The spending list is not an excuse list. Be highly critical. Is cable on your list? How about Netflix or Spotify? The Gym membership you haven’t used in years? Do you know that there is still an insurance for an item that’s broken but you still pay the monthly fee for? Also think of the amount you are allowed to spend in each category. I’m a strong proponent of budgeting. If you haven’t budgeted for something, you’re not allowed to spend money on it. Not familiar with budgeting? Get YNAB before the year starts or similar like EveryDollar. Classic excel spreadsheets also do the work.
Contrary to some others who did this before me, I don’t have clothing on my spending list. This is because I really have enough despite my enormous purges the past years. I aim at 33 items per 3 months. I’m at about 40 now. I also have enough underwear to go through the year. No replacements needed, here. Do you really need new clothing the coming year? Do your kids?

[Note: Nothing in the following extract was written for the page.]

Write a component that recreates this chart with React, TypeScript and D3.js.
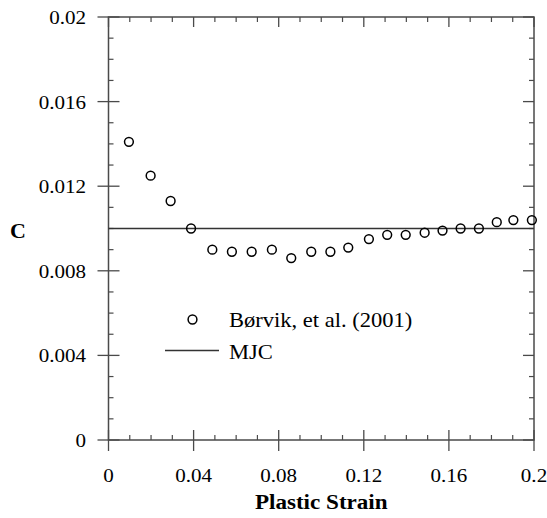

Listen, I know what the odds are
You can admit that there will be odds and prepare for it or you see every odd you could have known as a failure. If you don’t want to spend money in a category but you know you really want one specific item that falls in that category, then you can make an Exception List. Again, be very critical. I really wanted a specific pair of sandals. I’ve put it on my Exception List first, but took it off again. When I’m honest with myself, I know that pair is not worth to be an exception. I have a good pair and I’m sure it will last for at least a year. I also have a big mirror on that list. My old one broke. The mirror not truly essential but my mornings get unnecessary complicated without it. That one I’ll keep on the list in case I really can’t take life without it anymore.
On my Exception List I also have some home improvement projects. My home needs some upgrades after not spending a dime of it the past two years in order to get out of debt. Besides, the not spending is not about deprivation to me. It’s about telling your money where to go. To not be a brainless consumerist. Another example: Let’s say you don’t spend on gifts but you would like to make an exception for your kid’s birthday. This is when you put the birthday gift on the Exception List.
It’s up to you whether the exception list is flexible or not. In that case items can be added to the exception list during the year. If you do so, I would recommend to add the rule that the new item has to stay on that list for at least three months before you are allowed to buy it. There is a real chance that you don’t want it anymore after all. I will do this so I can keep track on how my consumerist mind work.
Last but definitely not least: The most important of it all is that it’s YOUR challenge. Your rules. Your goals. You can only cheat on yourself, not anybody else. Make it work for YOU. If anyone tells you that your rules are too soft/ too difficult/ too strict, screw them. They don’t have a say in this (unless you are in a relationship with combined finances).
EDID: You can find the exeption list here and use it as a starter point for your own.
What I’m allowed to spend money on:
gas,public transportation & Greenweels
- lunch at work (it’s cheaper than making it myself)
- monthly bills & taxes
- basic toiletries and cosmetics
- cleaning products
- gifts for others
- replacements of broken essentials
- things on my living exception list
What I’m NOT allowed to spend money on:
- fun cosmetics
- clothes & shoes
- books, magazines and notebooks
- home items (candles, decor, furniture)
- electronics and appliances
- take out food
- to go food and drinks
- apps & app subscriptions
- All allowed spending needs to stay within budget.
- Gifts need to be local.
- Basic toiletries and cleaning products need to be replaced with a DIY version.
- no disposable except toilet paper, because hubs won’t let me ditch it and we use recycled.
- Refuse, Reduce, Reuse, Repair, Recycle, Rot.
- Get as many No Buy days in a month as possible.